I was saying earlier, the Bank’s business model is really country-based. The fundamental decisions around what we do in a particular country are based not on some sort of global strategy, but on dialogue at the country level. That’s built into how we work.
The global strategies play more of a supporting, guiding role, but they don’t determine what happens because, ultimately, we often talk about World Bank projects, but they’re really government projects financed by the World Bank. So that leadership and ownership have to come from the countries themselves.
On the first part of the question – there are quite significant differences across regions, partly in the types of threats they face. For example, when we talk about disease outbreaks, there are particular challenges with Ebola, Marburg, and other diseases in the Africa region that you don’t see to the same extent elsewhere.
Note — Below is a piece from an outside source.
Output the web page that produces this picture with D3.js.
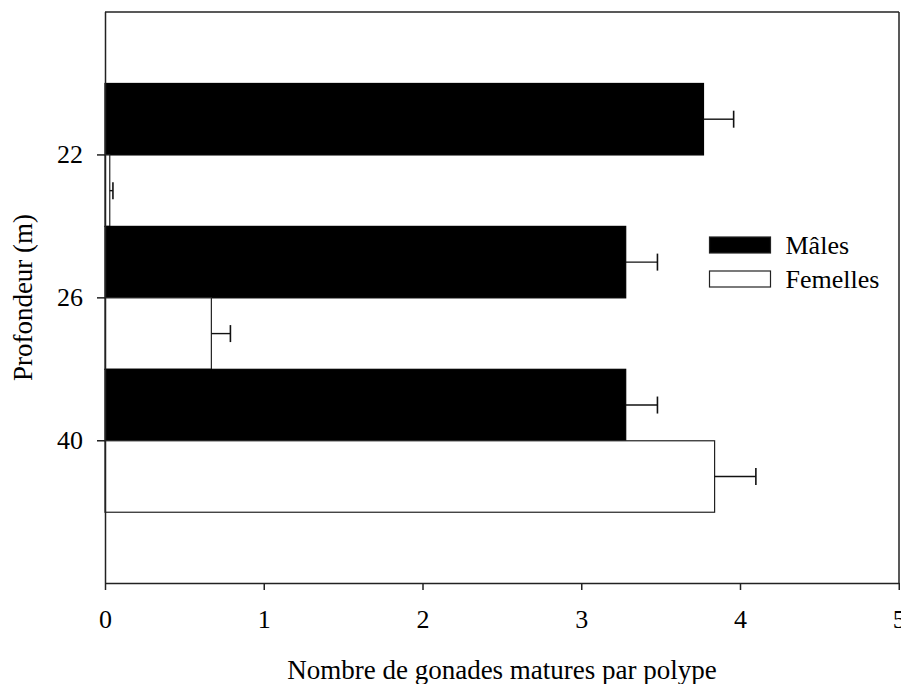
<!DOCTYPE html>
<html>
<head>
<meta charset="utf-8">
<script src="https://cdn.jsdelivr.net/npm/d3@7"></script>
<style>
  html, body { margin: 0; padding: 0; background: #fff; }
  svg { display: block; }
</style>
</head>
<body>
<svg id="chart" width="901" height="684"></svg>
<script>
// Depth classes (m) and mature gonads per polyp, mean and standard error
const depths = ["22", "26", "40"];
const sexes = ["Mâles", "Femelles"];
const malesMean = [3.77, 3.28, 3.28];
const malesSE = [0.19, 0.2, 0.2];
const femalesMean = [0.03, 0.67, 3.84];
const femalesSE = [0.02, 0.12, 0.26];
const xTicks = [0, 1, 2, 3, 4, 5];

const fills = { "Mâles": "#000", "Femelles": "#fff" };
const FONT = '"Liberation Serif"';

const rows = [];
depths.forEach((d, i) => {
  rows.push({ depth: d, sex: "Mâles", mean: malesMean[i], se: malesSE[i] });
  rows.push({ depth: d, sex: "Femelles", mean: femalesMean[i], se: femalesSE[i] });
});

const svg = d3.select("#chart");
const margin = { left: 105, right: 2, top: 12, bottom: 101 };
const W = 901, H = 684;
const plotRight = W - margin.right;
const plotBottom = H - margin.bottom;

const x = d3.scaleLinear().domain([0, 5]).range([margin.left, plotRight - 0.25]);
const y = d3.scaleBand().domain(depths).range([margin.top, plotBottom + 0.7])
  .paddingInner(0).paddingOuter(0.5);
const ySub = d3.scaleBand().domain(sexes).range([0, y.bandwidth()]).padding(0);

function serif(sel, size = 26) {
  return sel.style("font-family", FONT).style("font-size", size + "px").attr("fill", "#000");
}

// Bars
const g = svg.append("g");
g.selectAll("rect.bar")
  .data(rows)
  .join("rect")
  .attr("class", "bar")
  .attr("x", x(0))
  .attr("y", d => y(d.depth) + ySub(d.sex))
  .attr("width", d => x(d.mean) - x(0))
  .attr("height", ySub.bandwidth())
  .attr("fill", d => fills[d.sex])
  .attr("stroke", d => d.sex === "Femelles" ? "#222" : "#000")
  .attr("stroke-width", 1.2);

// Error bars (positive side only)
const capHalf = 8.5;
const midY = d => y(d.depth) + ySub(d.sex) + ySub.bandwidth() / 2;
const eb = g.selectAll("g.err").data(rows).join("g").attr("class", "err");
eb.append("line")
  .attr("x1", d => x(d.mean))
  .attr("x2", d => x(d.mean + d.se))
  .attr("y1", midY)
  .attr("y2", midY)
  .attr("stroke", "#111").attr("stroke-width", 1.4);
eb.append("line")
  .attr("x1", d => x(d.mean + d.se))
  .attr("x2", d => x(d.mean + d.se))
  .attr("y1", d => midY(d) - capHalf)
  .attr("y2", d => midY(d) + capHalf)
  .attr("stroke", "#111").attr("stroke-width", 1.6);

// Frame: top and right borders
svg.append("line")
  .attr("x1", margin.left).attr("x2", plotRight)
  .attr("y1", margin.top).attr("y2", margin.top)
  .attr("stroke", "#222").attr("stroke-width", 1.5);
svg.append("line")
  .attr("x1", plotRight).attr("x2", plotRight)
  .attr("y1", margin.top).attr("y2", plotBottom)
  .attr("stroke", "#222").attr("stroke-width", 1.5);

// Axes
const xAxis = d3.axisBottom(x).tickValues(xTicks).tickFormat(d3.format("d"))
  .tickSize(7).tickPadding(20).tickSizeOuter(0);
const gx = svg.append("g").attr("transform", `translate(0,${plotBottom})`).call(xAxis);
gx.attr("font-family", null).attr("font-size", null);
gx.select(".domain").attr("stroke", "#222").attr("stroke-width", 1.5);
gx.selectAll(".tick line").attr("stroke", "#222").attr("stroke-width", 1.5);
gx.selectAll(".tick text").call(serif);

const yAxis = d3.axisLeft(y).tickSize(8).tickPadding(14).tickSizeOuter(0);
const gy = svg.append("g").attr("transform", `translate(${margin.left},0)`).call(yAxis);
gy.attr("font-family", null).attr("font-size", null);
gy.select(".domain").attr("d", `M0.5,${margin.top}V${plotBottom}`)
  .attr("stroke", "#222").attr("stroke-width", 1.5);
gy.selectAll(".tick line").attr("stroke", "#222").attr("stroke-width", 1.5);
gy.selectAll(".tick text").call(serif);

// Axis titles
svg.append("text")
  .attr("x", (margin.left + plotRight) / 2).attr("y", 679)
  .attr("text-anchor", "middle")
  .call(serif, 27)
  .text("Nombre de gonades matures par polype");

svg.append("text")
  .attr("transform", "translate(32,297.5) rotate(-90)")
  .attr("text-anchor", "middle")
  .call(serif, 27)
  .text("Profondeur (m)");

// Legend
const legend = svg.append("g").attr("transform", "translate(709.5,237)");
sexes.forEach((s, i) => {
  const row = legend.append("g").attr("transform", `translate(0,${i * 34})`);
  row.append("rect")
    .attr("x", 0).attr("y", 0).attr("width", 61).attr("height", 16)
    .attr("fill", fills[s]).attr("stroke", "#222").attr("stroke-width", 1.2);
  row.append("text")
    .attr("x", 76).attr("y", 16.5)
    .call(serif)
    .text(s);
});
</script>
</body>
</html>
That doesn’t mean you can’t see them in other regions, but some areas face much greater threats from new outbreaks, especially the Africa region and the East Asia and Pacific region.
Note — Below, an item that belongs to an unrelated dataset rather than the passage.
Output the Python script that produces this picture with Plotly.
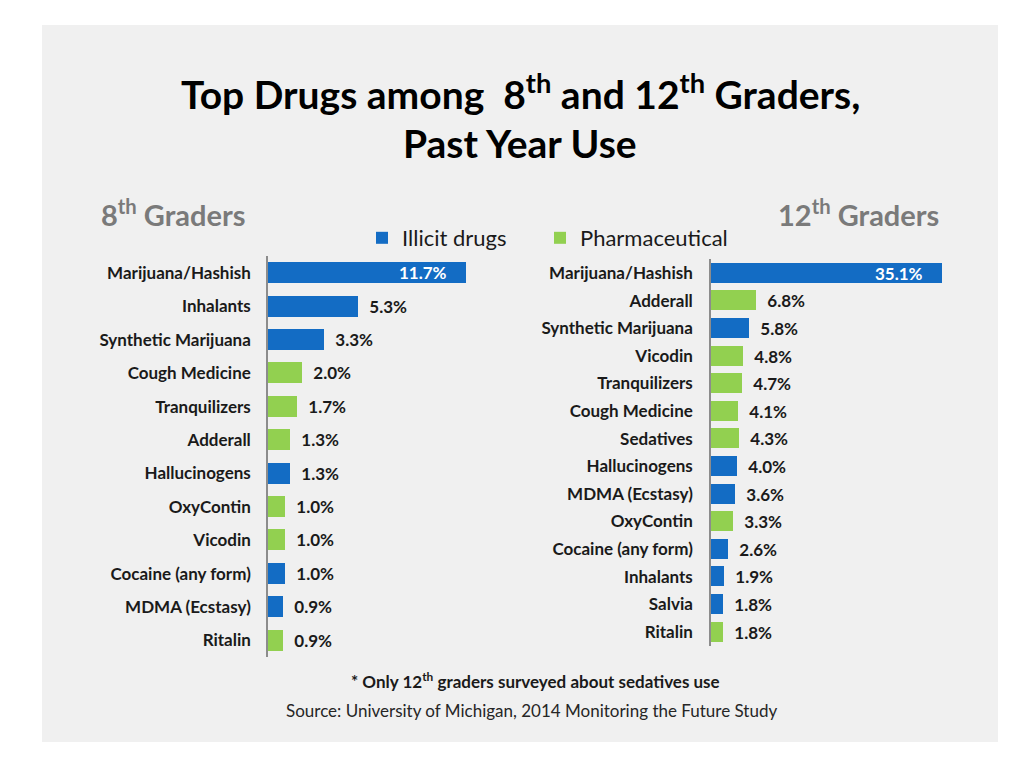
import plotly.graph_objects as go

# ---------------- data ----------------
g8_drugs = ["Marijuana/Hashish", "Inhalants", "Synthetic Marijuana", "Cough Medicine",
            "Tranquilizers", "Adderall", "Hallucinogens", "OxyContin", "Vicodin",
            "Cocaine (any form)", "MDMA (Ecstasy)", "Ritalin"]
g8_values = [11.7, 5.3, 3.3, 2.0, 1.7, 1.3, 1.3, 1.0, 1.0, 1.0, 0.9, 0.9]
g8_type = ["Illicit", "Illicit", "Illicit", "Pharma", "Pharma", "Pharma", "Illicit",
           "Pharma", "Pharma", "Illicit", "Illicit", "Pharma"]

g12_drugs = ["Marijuana/Hashish", "Adderall", "Synthetic Marijuana", "Vicodin",
             "Tranquilizers", "Cough Medicine", "Sedatives", "Hallucinogens",
             "MDMA (Ecstasy)", "OxyContin", "Cocaine (any form)", "Inhalants",
             "Salvia", "Ritalin"]
g12_values = [35.1, 6.8, 5.8, 4.8, 4.7, 4.1, 4.3, 4.0, 3.6, 3.3, 2.6, 1.9, 1.8, 1.8]
g12_type = ["Illicit", "Pharma", "Illicit", "Pharma", "Pharma", "Pharma", "Pharma",
            "Illicit", "Illicit", "Pharma", "Illicit", "Illicit", "Illicit", "Pharma"]

legend_names = {"Illicit": "Illicit drugs", "Pharma": "Pharmaceutical"}
legend_ids = {"Illicit": "legend", "Pharma": "legend2"}
colors = {"Illicit": "#136cc4", "Pharma": "#92d050"}

# page body has an 8px margin; work in reference-screen pixels
OFF = 8
W, H = 1024 - 2 * OFF, 768 - 2 * OFF
FONT = "Lato"
NB = "\u00a0"


def px_x(p):
    return (p - OFF) / W


def px_y(p):
    return 1 - (p - OFF) / H


fig = go.Figure()

BAR_FONT = 17


def add_panel(drugs, values, types, xa, ya, width, show_legend):
    top = max(values)
    for t in ["Illicit", "Pharma"]:
        ys, xs, texts, pos = [], [], [], []
        for d, v, tt in zip(drugs, values, types):
            if tt != t:
                continue
            ys.append(d)
            xs.append(v)
            if v == top:
                texts.append(f"{v:.1f}%" + NB * 4)
                pos.append("inside")
            else:
                texts.append(NB * 2 + f"{v:.1f}%")
                pos.append("outside")
        fig.add_trace(go.Bar(
            x=xs, y=ys, orientation="h", name=legend_names[t],
            marker=dict(color=colors[t], line=dict(width=0)),
            width=width, text=texts, textposition=pos,
            insidetextanchor="end", constraintext="none", cliponaxis=False,
            textfont=dict(family=FONT, size=BAR_FONT, weight="bold"),
            insidetextfont=dict(family=FONT, size=BAR_FONT, weight="bold", color="white"),
            outsidetextfont=dict(family=FONT, size=BAR_FONT, weight="bold", color="#1a1a1a"),
            xaxis=xa, yaxis=ya, showlegend=show_legend, legendgroup=t,
            legend=legend_ids[t], hoverinfo="skip",
        ))


add_panel(g8_drugs, g8_values, g8_type, "x", "y", 0.63, True)
add_panel(g12_drugs, g12_values, g12_type, "x2", "y2", 0.72, False)

# axis geometry (pixel based)
left_axis_x, left_px_per_pct = 268, 198 / 11.7
right_axis_x, right_px_per_pct = 711, 231 / 35.1
left_end, right_end = 520, 975

n8, n12 = len(g8_drugs), len(g12_drugs)
l_top, l_step = 273 - 33.4 / 2, 33.4
r_top, r_step = 273 - 27.6 / 2, 27.6

tickfont = dict(family=FONT, size=17, color="#1a1a1a", weight="bold")
legfont = dict(family=FONT, size=22, color="#1a1a1a")

fig.update_layout(
    width=W, height=H,
    margin=dict(l=0, r=0, t=0, b=0),
    paper_bgcolor="white", plot_bgcolor="rgba(0,0,0,0)",
    barmode="overlay", bargap=0,
    font=dict(family=FONT, color="#1a1a1a"),
    xaxis=dict(domain=[px_x(left_axis_x), px_x(left_end)],
               range=[0, (left_end - left_axis_x) / left_px_per_pct],
               visible=False, fixedrange=True),
    yaxis=dict(domain=[px_y(l_top + n8 * l_step), px_y(l_top)],
               type="category", categoryorder="array", categoryarray=g8_drugs,
               range=[n8 - 0.5, -0.5], showline=True, linecolor="#8c8c8c",
               linewidth=1.5, showgrid=False, zeroline=False, ticks="",
               ticklabelstandoff=12, tickfont=tickfont, anchor="x"),
    xaxis2=dict(domain=[px_x(right_axis_x), px_x(right_end)],
                range=[0, (right_end - right_axis_x) / right_px_per_pct],
                visible=False, fixedrange=True),
    yaxis2=dict(domain=[px_y(r_top + n12 * r_step), px_y(r_top)],
                type="category", categoryorder="array", categoryarray=g12_drugs,
                range=[n12 - 0.5, -0.5], showline=True, linecolor="#8c8c8c",
                linewidth=1.5, showgrid=False, zeroline=False, ticks="",
                ticklabelstandoff=13, tickfont=tickfont, anchor="x2"),
    legend=dict(orientation="h", x=px_x(362), y=px_y(217), xanchor="left",
                yanchor="top", bgcolor="rgba(0,0,0,0)", font=legfont),
    legend2=dict(orientation="h", x=px_x(540), y=px_y(217), xanchor="left",
                 yanchor="top", bgcolor="rgba(0,0,0,0)", font=legfont),
    showlegend=True,
)

# grey panel
fig.add_shape(type="rect", xref="paper", yref="paper",
              x0=px_x(42), x1=px_x(998), y0=px_y(742), y1=px_y(25),
              fillcolor="#f0f0f0", line=dict(width=0), layer="below")

title_font = dict(family=FONT, size=39, color="#000000", weight="bold")
annos = [
    dict(text="Top Drugs among  8<sup>th</sup> and 12<sup>th</sup> Graders,",
         x=px_x(520), y=px_y(92), xanchor="center", yanchor="middle", font=title_font),
    dict(text="Past Year Use",
         x=px_x(520), y=px_y(143), xanchor="center", yanchor="middle", font=title_font),
    dict(text="8<sup>th</sup> Graders", x=px_x(99), y=px_y(213), xanchor="left",
         yanchor="middle", font=dict(family=FONT, size=29, color="#7a7a7a", weight="bold")),
    dict(text="12<sup>th</sup> Graders", x=px_x(941), y=px_y(213), xanchor="right",
         yanchor="middle", font=dict(family=FONT, size=29, color="#7a7a7a", weight="bold")),
    dict(text="* Only 12<sup>th</sup> graders surveyed about sedatives use",
         x=px_x(535), y=px_y(680), xanchor="center", yanchor="middle",
         font=dict(family=FONT, size=17, color="#1a1a1a", weight="bold")),
    dict(text="Source: University of Michigan, 2014 Monitoring the Future Study",
         x=px_x(531), y=px_y(710), xanchor="center", yanchor="middle",
         font=dict(family=FONT, size=17, color="#262626")),
]
for a in annos:
    fig.add_annotation(xref="paper", yref="paper", showarrow=False, **a)

fig.write_html("out.html")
There are also differences in baseline capacity when it comes to responding to these threats. Some regions are doing much worse in that respect. Another key factor is the extent of cross-country collaboration, which is much stronger in some regions. You have regional institutions like the
Africa CDC or
PAHO in the Latin America and Caribbean region. In other contexts, such as South Asia, cross-country coordination and collaboration are much harder because of political and institutional challenges.
Those are some of the main differences that really come into play when we think about pandemic preparedness.